Sunday, March 25, 2007

McGrain v. Daugherty

As the Supreme Court pointed out in 1927:

We are of opinion that the power of inquiry-with process to enforce it-is an essential and appropriate auxiliary to the legislative function. It was so regarded and employed in American Legislatures before the Constitution was framed and ratified. Both houses of Congress took this view of it early in their history-the House of Representatives with the approving votes of Mr. Madison and other members whose service in the convention which framed the Constitution gives special significance to their action-and both houses have employed the power accordingly up to the present time. . . .

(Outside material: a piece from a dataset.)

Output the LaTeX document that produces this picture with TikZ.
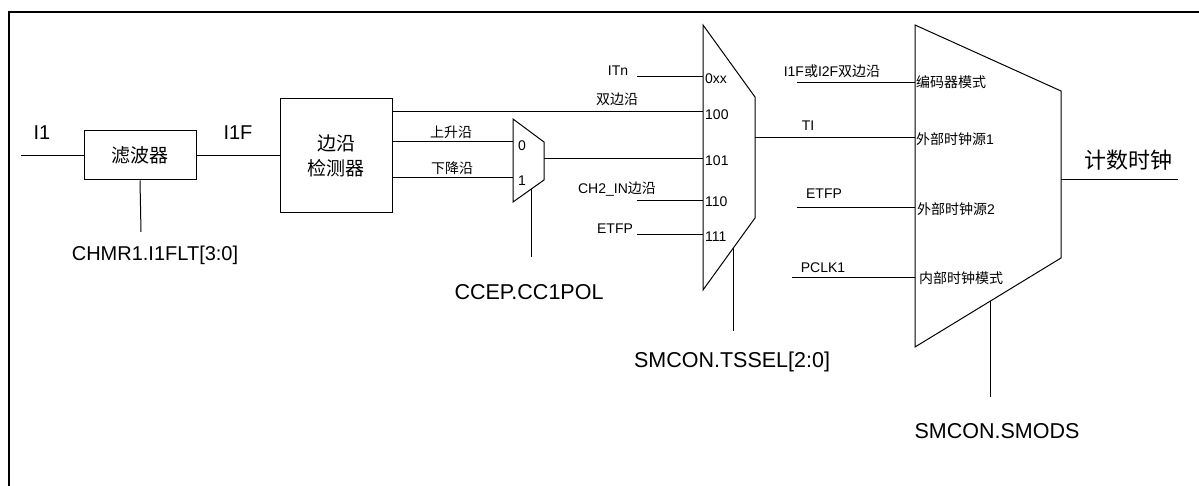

Experience has taught that mere requests for such information often are unavailing, and also that information which is volunteered is not always accurate or complete; so some means of compulsion are essential to obtain what is needed. All this was true before and when the Constitution was framed and adopted. In that period the power of inquiry, with enforcing process, was regarded and employed as a necessary and appropriate attribute of the power to legislate-indeed, was treated as inhering in it. Thus there is ample warrant for thinking, as we do, that the constitutional provisions which commit the legislative function to the two houses are intended to include this attribute to the end that the function may be effectively exercised.

4 comments:

Gonzo said...

And this is why it's shaping up to be a potential Constitutional crisis if pushed.

Absolutely Congress has the right to compel testimony while, OTOH, the President has the right to extend Executive privilege to confidential discussions with his closests aides or else he couldn't function effectively.

I can't recall the specifics, but didn't Clinton ignore calls for inquiries on some of his staff over Whitewater?

Whatever....this whole thing is bullshit. Nice legal cite, though, and very instructive.

Garrett said...

I don't know what the Whitewater deal is, but 31 of his closest aides were subpoenaed to testify 47 times.

http://www.fas.org/irp/crs/RL31351.pdf

And I don't buy this "he needs secrecy to do his job" line. Don't buy it now, and didn't buy it when Cheney was blocking inquiries about his energy task force.

Gonzo said...

C'mon, man, you can't think of any circumstances where a conversation or meeting might require secrecy and be protected by Executive privilege?

Perhaps in a perfect world, you are correct.

But in our world, a President has political enemies who will use any information they can get to discredit his policies or person.

If inquiries were fair as the driven snow and really did simply seek "the truth" this would not be up for debate. But you know for a fact that there are those on either side of the aisle who's mission is to "get" the Chief Executive by making a lot of noise over nothing. GOP did it to Clinton and the Dems are now doing it to Bush. Politically motivated most of the time and little if anything to do with the good of the country.

Garrett said...

"But you know for a fact that there are those on either side of the aisle who's mission is to "get" the Chief Executive by making a lot of noise over nothing. GOP did it to Clinton and the Dems are now doing it to Bush."

Outing a CIA operative is nothing?

Ignoring laws he doesn't like is nothing? (iow, signing statements in place of vetos)

Putting troops in combat without enough rest or equipment is nothing?

Oh, believe me, John, when Waxman finally nails Bush, it's not going to be for lying about a blow job.